His mother was Lady Isabel Neville (1451 – 1476) was the elder daughter and co-heiress of Richard Neville, 16th Earl of Warwick (the Kingmaker of the Wars of the Roses), and Anne de Beauchamp, suo jure 16th Countess of Warwick.
She was also the elder sister of Anne Neville, who was Princess of Wales as the wife of Edward of Westminster, Prince of Wales, the only son and heir apparent of King Henry VI. Through her second marriage she was Queen of England as the wife of King Richard III.
Edward was born on February 25, 1475 at Warwick, the family home of his mother. At his christening, his uncle King Edward IV stood as godfather. He was styled as Earl of Warwick from birth, but was not officially granted the title until after his father’s death in 1478.
Edward’s potential claim to the throne following the deposition of his cousin Edward V in 1483 was overlooked because of the argument that the attainder of his father barred Warwick from the succession (although that could have been reversed by an Act of Parliament). Despite this, he was knighted at York by Richard III in September 1483.
In 1480, Edward was made a ward of King Edward IV’s stepson, Thomas Grey, 1st Marquess of Dorset, who as his guardian had the power to decide whom he would marry. Clements Markham, writing in 1906, claimed that Richard III had “liberated” Edward from the Tower of London, where Dorset had placed him; however, there are no contemporary sources for this claim, although Dorset was Constable of the Tower.
Dominic Mancini wrote that Richard, on becoming king, “gave orders that the son of the duke of Clarence, his other brother, then a boy of ten years old, should come to the city: and commanded that the lad should be kept in confinement in the household of his wife”.
John Rous (died 1492) wrote that after the death of Richard III’s only legitimate son, Edward of Middleham, Richard III named Edward Earl of Warwick as heir to the throne; however, there is no other evidence for this, and historians have pointed out that it would be illogical for Richard to claim that Clarence’s attainder barred Warwick from the throne while at the same time naming him as his heir.
However, in 1485, upon the death of Richard’s queen, Anne, Edward was created Earl of Salisbury by right of his mother, who was a co-heiress with Anne to the earldom.
Imprisonment and execution
After King Richard III’s death in 1485, Edward, Earl of Warwick, only ten years old, was kept as prisoner in the Tower of London by Henry VII. His claim to the English throne, albeit tarnished, remained a potential threat to Henry VII, particularly after the appearance of the pretender Lambert Simnel in 1487.
In 1490, he was confirmed in his title of Earl of Warwick despite his father’s attainder (his claim to the earldom of Warwick being through his mother).

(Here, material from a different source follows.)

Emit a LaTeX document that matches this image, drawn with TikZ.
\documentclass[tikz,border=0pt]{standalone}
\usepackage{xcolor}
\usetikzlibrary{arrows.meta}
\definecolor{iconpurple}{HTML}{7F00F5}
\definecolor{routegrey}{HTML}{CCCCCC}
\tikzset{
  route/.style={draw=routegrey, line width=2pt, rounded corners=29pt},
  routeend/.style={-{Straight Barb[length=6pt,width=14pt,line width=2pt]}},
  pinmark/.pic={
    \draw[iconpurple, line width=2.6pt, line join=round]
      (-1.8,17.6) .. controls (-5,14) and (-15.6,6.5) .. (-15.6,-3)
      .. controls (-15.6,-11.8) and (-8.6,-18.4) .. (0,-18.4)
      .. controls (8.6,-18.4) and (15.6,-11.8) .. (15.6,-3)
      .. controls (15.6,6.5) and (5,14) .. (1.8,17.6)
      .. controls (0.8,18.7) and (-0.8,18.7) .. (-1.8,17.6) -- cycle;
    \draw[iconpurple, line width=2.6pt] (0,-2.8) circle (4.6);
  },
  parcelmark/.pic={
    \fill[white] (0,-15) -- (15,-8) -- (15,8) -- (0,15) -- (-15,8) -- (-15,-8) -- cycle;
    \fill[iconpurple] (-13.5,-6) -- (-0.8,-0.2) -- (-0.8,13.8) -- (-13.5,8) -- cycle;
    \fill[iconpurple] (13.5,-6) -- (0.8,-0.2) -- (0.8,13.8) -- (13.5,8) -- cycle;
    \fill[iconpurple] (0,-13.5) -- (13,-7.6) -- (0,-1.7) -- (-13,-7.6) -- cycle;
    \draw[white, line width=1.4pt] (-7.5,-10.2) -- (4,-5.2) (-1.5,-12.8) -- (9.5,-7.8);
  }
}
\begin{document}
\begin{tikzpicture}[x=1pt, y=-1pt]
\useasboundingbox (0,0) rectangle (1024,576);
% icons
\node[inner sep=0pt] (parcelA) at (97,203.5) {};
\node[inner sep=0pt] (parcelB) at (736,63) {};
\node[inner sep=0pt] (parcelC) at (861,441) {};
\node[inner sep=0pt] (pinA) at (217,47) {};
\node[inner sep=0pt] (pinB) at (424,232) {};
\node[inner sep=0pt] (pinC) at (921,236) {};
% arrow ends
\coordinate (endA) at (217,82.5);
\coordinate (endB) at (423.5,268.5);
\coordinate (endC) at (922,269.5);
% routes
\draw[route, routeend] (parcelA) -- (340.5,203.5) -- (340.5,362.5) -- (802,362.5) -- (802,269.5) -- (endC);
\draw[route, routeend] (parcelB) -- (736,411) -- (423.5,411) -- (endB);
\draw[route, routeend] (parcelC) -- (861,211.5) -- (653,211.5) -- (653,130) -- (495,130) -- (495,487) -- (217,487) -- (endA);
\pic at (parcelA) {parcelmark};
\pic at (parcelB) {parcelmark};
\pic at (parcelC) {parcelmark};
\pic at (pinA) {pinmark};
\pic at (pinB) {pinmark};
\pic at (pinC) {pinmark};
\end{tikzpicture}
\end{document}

But he remained a prisoner until 1499, when he became involved (willingly or unwillingly) in a plot to escape with Perkin Warbeck.
On November 21, 1499, Edward, Earl of Warwick appeared at Westminster for a trial before his peers, presided over by John de Vere, 13th Earl of Oxford. A week later, Edward, Earl of Warwick was beheaded for treason on Tower Hill.
Henry VII paid for his body and head to be taken to Bisham Abbey in Berkshire for burial. It was thought at the time that the Earl of Warwick was executed in response to pressure from Fernando II of Aragon and Isabella I of Castile, whose daughter, Catherine of Aragon, was to marry Henry VII’s heir, Arthur. Catherine was said to feel very guilty about Warwick’s death, and believed that her trials in later life were punishment for it.
A number of historians have claimed that Warwick had a mental disability. This conclusion appears entirely based on the chronicler Edward Hall’s contention that Warwick’s lengthy imprisonment from a young age had left him “out of all company of men, and sight of beasts, in so much that he could not discern a goose from a capon.”
Upon Warwick’s death, the House of Plantagenet became extinct in the legitimate male line. However, the surviving sons of his aunt Elizabeth, Duchess of Suffolk, continued to claim the throne for the Yorkist line.